In high-interest economy, BOV posts €251.6m pre-tax profit
Bank of Valletta reaps the benefits of a high-interest banking landscape and favourable treasury yields, issues highest dividend in 10 years
The Bank of Valletta has posted a pre-tax profit of €251.6 million for 2023, owing in large to high Eurozone interest rates and more favourable yields from Treasury investments.
The end-of-year results for BOV indicate the bank is reaping the benefits of the European Central Bank’s interest rate hikes, with profit before tax up €202 million from the previous year.
When adjusted to exclude the effect of the Deiulemar settlement, the bank’s pre-tax profit is up €100 million above the previous year.
The bank is also issuing a gross dividend amounting to €67.9 million, or €0.1162 per share. This is the highest dividend amount issued by BOV in 10 years.
The bank’s net interest income increased by €150 million year-on-year, mainly derived from increased contribution on overnight cash following increased Eurozone interest rates, and more favourable yields and increased investment on longer-term Treasury investments.
Net fee and commission income remained practically the same for the bank compared to the previous year, registering a marginal increase of €1.4 million.
The bank’s costs increased by €18.3 million during 2023, marking a year-on-year increase of 9.5%. The main driver was staff costs and investments in technology.
Net loans and advances to customers reached €6.3 billion towards the end of the year, an increase of nearly 8.9% compared to December 2022.
Meanwhile, customer deposits stood at €12.1 billion at end of year, which is marginally lower that the amount for the previous year.
Cybercrime, interest rates main challenges for 2024
Speaking at a press conference on Wednesday, BOV chairman Gordon Cordina said the primary emerging risks for the bank in the coming year are cybercrime and the uncertainty over interest rates.
In 2019, BOV suffered a significant cyber attack that saw €13 million transferred out of the bank through false international transactions. But Cordina said that the bank has made significant progress in protecting itself from cybercrime like that suffered in 2019.

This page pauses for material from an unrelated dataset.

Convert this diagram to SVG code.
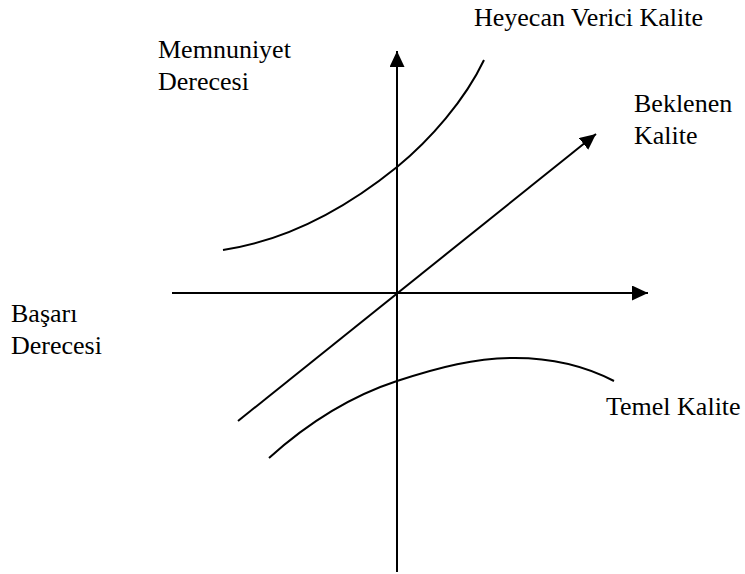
<svg xmlns="http://www.w3.org/2000/svg" width="745" height="574" viewBox="0 0 745 574">
  <style>
    .ax { stroke: #000; stroke-width: 2; fill: none; }
    .cv { stroke: #000; stroke-width: 2; fill: none; }
  </style>
  <defs>
    <marker id="ah" markerUnits="userSpaceOnUse" markerWidth="18" markerHeight="16" refX="16" refY="7.5" orient="auto">
      <path d="M0,0 L16,7.5 L0,15 z" fill="#000"/>
    </marker>
  </defs>
  <rect width="745" height="574" fill="#fff"/>
  <g id="connectors">
    <line class="ax" x1="397" y1="572" x2="397" y2="51" marker-end="url(#ah)"/>
    <line class="ax" x1="172" y1="293" x2="648" y2="293" marker-end="url(#ah)"/>
    <line class="ax" x1="238" y1="421" x2="596" y2="134" marker-end="url(#ah)"/>
  </g>
  <g id="curve-heyecan">
    <path class="cv" d="M223,250 C290,240 350,205 397,167 C430,140 465,100 484,60"/>
  </g>
  <g id="curve-temel">
    <path class="cv" d="M269,458 C300,430 345,398 397,381 C440,367 475,358 515,358 C550,358 585,366 614,381"/>
  </g>
  <g font-family="Liberation Serif, Times New Roman, DejaVu Serif, serif" font-size="26" fill="#000">
    <g id="label-heyecan"><text x="474" y="26">Heyecan Verici Kalite</text></g>
    <g id="label-memnuniyet"><text x="158" y="58">Memnuniyet</text><text x="158" y="90">Derecesi</text></g>
    <g id="label-beklenen"><text x="634" y="112">Beklenen</text><text x="634" y="144">Kalite</text></g>
    <g id="label-basari"><text x="11" y="322">Başarı</text><text x="11" y="354">Derecesi</text></g>
    <g id="label-temel"><text x="606" y="415">Temel Kalite</text></g>
  </g>
</svg>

BOV CEO Kenneth Farrugia also added that the bank is embarking on campaigns to protect customers from phishing attempts and other cybercrime scams. “Apart from [bank infrastructure], cybercrime protection is also about making sure that our customers are feeling safe.”
Meanwhile, Cordina admitted that the bank’s positive results for 2023 are, to some extent, owed to interest rate hikes from the European Central Bank. “This is an area that concerns BOV substantially,” he commented.
While interest rates helped BOV’s end-of-year results, Cordina said the bank is working to ensure that the returns can be accrued over time.
“Maybe we could have been more aggressive in our investments and dividends,” he said of the bank’s financial position, “but we believe that the results are strong enough.”